**DATASET EXTRACT**
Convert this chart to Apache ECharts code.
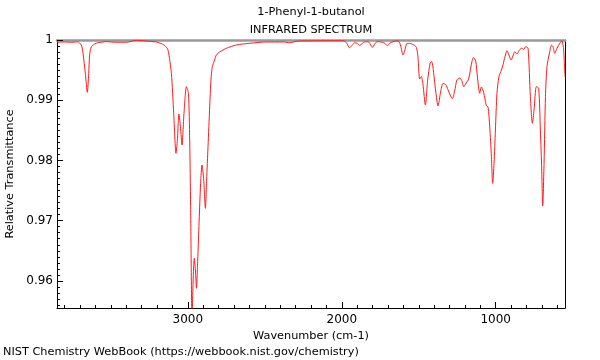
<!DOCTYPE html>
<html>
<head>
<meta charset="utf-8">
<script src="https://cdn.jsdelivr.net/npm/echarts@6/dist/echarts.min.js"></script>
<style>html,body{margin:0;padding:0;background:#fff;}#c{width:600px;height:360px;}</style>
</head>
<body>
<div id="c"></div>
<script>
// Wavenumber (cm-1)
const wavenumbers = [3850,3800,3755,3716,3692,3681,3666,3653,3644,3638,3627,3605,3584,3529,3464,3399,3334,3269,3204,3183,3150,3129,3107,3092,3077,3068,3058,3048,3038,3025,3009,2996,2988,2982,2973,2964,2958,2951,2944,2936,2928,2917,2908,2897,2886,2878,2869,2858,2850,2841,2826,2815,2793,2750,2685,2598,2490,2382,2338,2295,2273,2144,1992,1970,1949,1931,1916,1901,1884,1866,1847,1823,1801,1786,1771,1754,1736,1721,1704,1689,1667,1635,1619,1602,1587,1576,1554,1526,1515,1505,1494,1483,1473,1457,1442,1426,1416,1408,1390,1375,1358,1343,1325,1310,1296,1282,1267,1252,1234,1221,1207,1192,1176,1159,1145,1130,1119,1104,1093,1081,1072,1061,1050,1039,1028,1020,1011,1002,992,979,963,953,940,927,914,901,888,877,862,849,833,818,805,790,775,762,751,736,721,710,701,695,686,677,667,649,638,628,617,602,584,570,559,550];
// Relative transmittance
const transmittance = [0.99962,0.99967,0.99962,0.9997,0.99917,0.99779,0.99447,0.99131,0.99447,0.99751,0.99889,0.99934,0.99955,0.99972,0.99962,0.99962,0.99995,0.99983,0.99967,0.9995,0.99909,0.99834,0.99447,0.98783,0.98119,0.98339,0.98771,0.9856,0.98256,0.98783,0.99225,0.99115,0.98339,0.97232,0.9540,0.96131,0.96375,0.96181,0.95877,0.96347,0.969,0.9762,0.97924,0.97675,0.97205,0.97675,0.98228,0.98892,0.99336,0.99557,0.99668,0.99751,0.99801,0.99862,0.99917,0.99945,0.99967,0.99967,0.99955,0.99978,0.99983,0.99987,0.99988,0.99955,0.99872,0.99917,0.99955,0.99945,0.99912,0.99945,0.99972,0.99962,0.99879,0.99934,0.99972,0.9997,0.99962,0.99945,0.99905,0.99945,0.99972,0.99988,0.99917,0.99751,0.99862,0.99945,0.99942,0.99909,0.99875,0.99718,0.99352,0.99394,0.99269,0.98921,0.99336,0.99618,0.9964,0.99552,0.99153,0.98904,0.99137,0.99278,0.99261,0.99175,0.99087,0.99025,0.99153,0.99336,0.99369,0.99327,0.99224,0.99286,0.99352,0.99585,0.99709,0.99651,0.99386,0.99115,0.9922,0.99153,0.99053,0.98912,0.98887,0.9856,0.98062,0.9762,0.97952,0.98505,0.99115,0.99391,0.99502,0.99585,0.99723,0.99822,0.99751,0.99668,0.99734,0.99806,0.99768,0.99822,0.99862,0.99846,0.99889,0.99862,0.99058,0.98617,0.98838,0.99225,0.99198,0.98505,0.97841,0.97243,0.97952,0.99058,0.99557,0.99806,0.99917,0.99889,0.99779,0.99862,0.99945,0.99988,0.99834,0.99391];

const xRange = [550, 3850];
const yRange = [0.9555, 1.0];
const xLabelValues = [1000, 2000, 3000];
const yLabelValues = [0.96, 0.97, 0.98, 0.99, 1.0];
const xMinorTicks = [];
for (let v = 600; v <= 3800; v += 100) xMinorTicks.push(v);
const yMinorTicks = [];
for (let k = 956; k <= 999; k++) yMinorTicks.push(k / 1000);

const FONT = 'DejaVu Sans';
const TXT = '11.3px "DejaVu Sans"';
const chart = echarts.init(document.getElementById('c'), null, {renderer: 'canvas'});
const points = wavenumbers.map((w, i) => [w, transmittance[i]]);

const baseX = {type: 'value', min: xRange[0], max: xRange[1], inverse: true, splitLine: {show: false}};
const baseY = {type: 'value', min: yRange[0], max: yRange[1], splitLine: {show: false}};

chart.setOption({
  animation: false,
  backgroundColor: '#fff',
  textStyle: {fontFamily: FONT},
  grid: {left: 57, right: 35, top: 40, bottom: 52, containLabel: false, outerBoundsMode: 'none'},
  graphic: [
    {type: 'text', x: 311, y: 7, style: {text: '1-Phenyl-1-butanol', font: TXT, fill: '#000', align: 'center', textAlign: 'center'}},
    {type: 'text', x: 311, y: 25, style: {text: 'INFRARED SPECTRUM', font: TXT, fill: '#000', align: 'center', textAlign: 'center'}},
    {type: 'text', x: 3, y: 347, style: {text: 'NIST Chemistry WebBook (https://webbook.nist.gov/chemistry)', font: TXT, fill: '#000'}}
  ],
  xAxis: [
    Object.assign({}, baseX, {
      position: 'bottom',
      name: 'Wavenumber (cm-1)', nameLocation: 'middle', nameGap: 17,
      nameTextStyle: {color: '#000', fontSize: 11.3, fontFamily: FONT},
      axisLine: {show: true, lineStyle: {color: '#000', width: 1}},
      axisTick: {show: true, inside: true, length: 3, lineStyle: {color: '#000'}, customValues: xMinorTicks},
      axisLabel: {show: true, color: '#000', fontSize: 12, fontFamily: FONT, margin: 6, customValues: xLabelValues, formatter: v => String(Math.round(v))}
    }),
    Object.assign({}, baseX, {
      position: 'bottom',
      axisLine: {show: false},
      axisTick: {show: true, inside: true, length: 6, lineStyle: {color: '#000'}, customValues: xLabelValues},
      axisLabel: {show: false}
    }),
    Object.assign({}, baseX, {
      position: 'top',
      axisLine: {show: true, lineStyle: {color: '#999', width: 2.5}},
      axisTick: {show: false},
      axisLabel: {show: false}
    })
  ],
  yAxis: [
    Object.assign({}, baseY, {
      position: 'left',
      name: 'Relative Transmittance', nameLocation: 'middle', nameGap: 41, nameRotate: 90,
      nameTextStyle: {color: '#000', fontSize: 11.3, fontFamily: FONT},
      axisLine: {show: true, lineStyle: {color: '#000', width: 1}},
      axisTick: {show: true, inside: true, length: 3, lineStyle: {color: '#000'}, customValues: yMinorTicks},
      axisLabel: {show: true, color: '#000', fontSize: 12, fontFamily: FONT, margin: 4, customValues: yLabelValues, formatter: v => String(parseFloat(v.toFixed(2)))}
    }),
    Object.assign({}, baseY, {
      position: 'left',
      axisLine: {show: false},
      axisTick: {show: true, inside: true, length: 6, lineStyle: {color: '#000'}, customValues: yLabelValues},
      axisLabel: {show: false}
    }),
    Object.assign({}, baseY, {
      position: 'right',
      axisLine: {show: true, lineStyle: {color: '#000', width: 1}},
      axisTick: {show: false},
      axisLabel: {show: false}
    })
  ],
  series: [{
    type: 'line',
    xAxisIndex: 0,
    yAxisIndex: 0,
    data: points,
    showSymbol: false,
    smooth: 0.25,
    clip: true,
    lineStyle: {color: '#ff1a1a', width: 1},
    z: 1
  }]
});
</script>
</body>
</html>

**AIM**
Exclude the images and reproduce the remaining data exactly.

**RESPONSE TO THIS TASK**
Convert this chart to Apache ECharts code.
<!DOCTYPE html>
<html>
<head>
<meta charset="utf-8">
<script src="https://cdn.jsdelivr.net/npm/echarts@6/dist/echarts.min.js"></script>
<style>html,body{margin:0;padding:0;background:#fff;}#c{width:600px;height:360px;}</style>
</head>
<body>
<div id="c"></div>
<script>
// Wavenumber (cm-1)
const wavenumbers = [3850,3800,3755,3716,3692,3681,3666,3653,3644,3638,3627,3605,3584,3529,3464,3399,3334,3269,3204,3183,3150,3129,3107,3092,3077,3068,3058,3048,3038,3025,3009,2996,2988,2982,2973,2964,2958,2951,2944,2936,2928,2917,2908,2897,2886,2878,2869,2858,2850,2841,2826,2815,2793,2750,2685,2598,2490,2382,2338,2295,2273,2144,1992,1970,1949,1931,1916,1901,1884,1866,1847,1823,1801,1786,1771,1754,1736,1721,1704,1689,1667,1635,1619,1602,1587,1576,1554,1526,1515,1505,1494,1483,1473,1457,1442,1426,1416,1408,1390,1375,1358,1343,1325,1310,1296,1282,1267,1252,1234,1221,1207,1192,1176,1159,1145,1130,1119,1104,1093,1081,1072,1061,1050,1039,1028,1020,1011,1002,992,979,963,953,940,927,914,901,888,877,862,849,833,818,805,790,775,762,751,736,721,710,701,695,686,677,667,649,638,628,617,602,584,570,559,550];
// Relative transmittance
const transmittance = [0.99962,0.99967,0.99962,0.9997,0.99917,0.99779,0.99447,0.99131,0.99447,0.99751,0.99889,0.99934,0.99955,0.99972,0.99962,0.99962,0.99995,0.99983,0.99967,0.9995,0.99909,0.99834,0.99447,0.98783,0.98119,0.98339,0.98771,0.9856,0.98256,0.98783,0.99225,0.99115,0.98339,0.97232,0.9540,0.96131,0.96375,0.96181,0.95877,0.96347,0.969,0.9762,0.97924,0.97675,0.97205,0.97675,0.98228,0.98892,0.99336,0.99557,0.99668,0.99751,0.99801,0.99862,0.99917,0.99945,0.99967,0.99967,0.99955,0.99978,0.99983,0.99987,0.99988,0.99955,0.99872,0.99917,0.99955,0.99945,0.99912,0.99945,0.99972,0.99962,0.99879,0.99934,0.99972,0.9997,0.99962,0.99945,0.99905,0.99945,0.99972,0.99988,0.99917,0.99751,0.99862,0.99945,0.99942,0.99909,0.99875,0.99718,0.99352,0.99394,0.99269,0.98921,0.99336,0.99618,0.9964,0.99552,0.99153,0.98904,0.99137,0.99278,0.99261,0.99175,0.99087,0.99025,0.99153,0.99336,0.99369,0.99327,0.99224,0.99286,0.99352,0.99585,0.99709,0.99651,0.99386,0.99115,0.9922,0.99153,0.99053,0.98912,0.98887,0.9856,0.98062,0.9762,0.97952,0.98505,0.99115,0.99391,0.99502,0.99585,0.99723,0.99822,0.99751,0.99668,0.99734,0.99806,0.99768,0.99822,0.99862,0.99846,0.99889,0.99862,0.99058,0.98617,0.98838,0.99225,0.99198,0.98505,0.97841,0.97243,0.97952,0.99058,0.99557,0.99806,0.99917,0.99889,0.99779,0.99862,0.99945,0.99988,0.99834,0.99391];

const xRange = [550, 3850];
const yRange = [0.9555, 1.0];
const xLabelValues = [1000, 2000, 3000];
const yLabelValues = [0.96, 0.97, 0.98, 0.99, 1.0];
const xMinorTicks = [];
for (let v = 600; v <= 3800; v += 100) xMinorTicks.push(v);
const yMinorTicks = [];
for (let k = 956; k <= 999; k++) yMinorTicks.push(k / 1000);

const FONT = 'DejaVu Sans';
const TXT = '11.3px "DejaVu Sans"';
const chart = echarts.init(document.getElementById('c'), null, {renderer: 'canvas'});
const points = wavenumbers.map((w, i) => [w, transmittance[i]]);

const baseX = {type: 'value', min: xRange[0], max: xRange[1], inverse: true, splitLine: {show: false}};
const baseY = {type: 'value', min: yRange[0], max: yRange[1], splitLine: {show: false}};

chart.setOption({
  animation: false,
  backgroundColor: '#fff',
  textStyle: {fontFamily: FONT},
  grid: {left: 57, right: 35, top: 40, bottom: 52, containLabel: false, outerBoundsMode: 'none'},
  graphic: [
    {type: 'text', x: 311, y: 7, style: {text: '1-Phenyl-1-butanol', font: TXT, fill: '#000', align: 'center', textAlign: 'center'}},
    {type: 'text', x: 311, y: 25, style: {text: 'INFRARED SPECTRUM', font: TXT, fill: '#000', align: 'center', textAlign: 'center'}},
    {type: 'text', x: 3, y: 347, style: {text: 'NIST Chemistry WebBook (https://webbook.nist.gov/chemistry)', font: TXT, fill: '#000'}}
  ],
  xAxis: [
    Object.assign({}, baseX, {
      position: 'bottom',
      name: 'Wavenumber (cm-1)', nameLocation: 'middle', nameGap: 17,
      nameTextStyle: {color: '#000', fontSize: 11.3, fontFamily: FONT},
      axisLine: {show: true, lineStyle: {color: '#000', width: 1}},
      axisTick: {show: true, inside: true, length: 3, lineStyle: {color: '#000'}, customValues: xMinorTicks},
      axisLabel: {show: true, color: '#000', fontSize: 12, fontFamily: FONT, margin: 6, customValues: xLabelValues, formatter: v => String(Math.round(v))}
    }),
    Object.assign({}, baseX, {
      position: 'bottom',
      axisLine: {show: false},
      axisTick: {show: true, inside: true, length: 6, lineStyle: {color: '#000'}, customValues: xLabelValues},
      axisLabel: {show: false}
    }),
    Object.assign({}, baseX, {
      position: 'top',
      axisLine: {show: true, lineStyle: {color: '#999', width: 2.5}},
      axisTick: {show: false},
      axisLabel: {show: false}
    })
  ],
  yAxis: [
    Object.assign({}, baseY, {
      position: 'left',
      name: 'Relative Transmittance', nameLocation: 'middle', nameGap: 41, nameRotate: 90,
      nameTextStyle: {color: '#000', fontSize: 11.3, fontFamily: FONT},
      axisLine: {show: true, lineStyle: {color: '#000', width: 1}},
      axisTick: {show: true, inside: true, length: 3, lineStyle: {color: '#000'}, customValues: yMinorTicks},
      axisLabel: {show: true, color: '#000', fontSize: 12, fontFamily: FONT, margin: 4, customValues: yLabelValues, formatter: v => String(parseFloat(v.toFixed(2)))}
    }),
    Object.assign({}, baseY, {
      position: 'left',
      axisLine: {show: false},
      axisTick: {show: true, inside: true, length: 6, lineStyle: {color: '#000'}, customValues: yLabelValues},
      axisLabel: {show: false}
    }),
    Object.assign({}, baseY, {
      position: 'right',
      axisLine: {show: true, lineStyle: {color: '#000', width: 1}},
      axisTick: {show: false},
      axisLabel: {show: false}
    })
  ],
  series: [{
    type: 'line',
    xAxisIndex: 0,
    yAxisIndex: 0,
    data: points,
    showSymbol: false,
    smooth: 0.25,
    clip: true,
    lineStyle: {color: '#ff1a1a', width: 1},
    z: 1
  }]
});
</script>
</body>
</html>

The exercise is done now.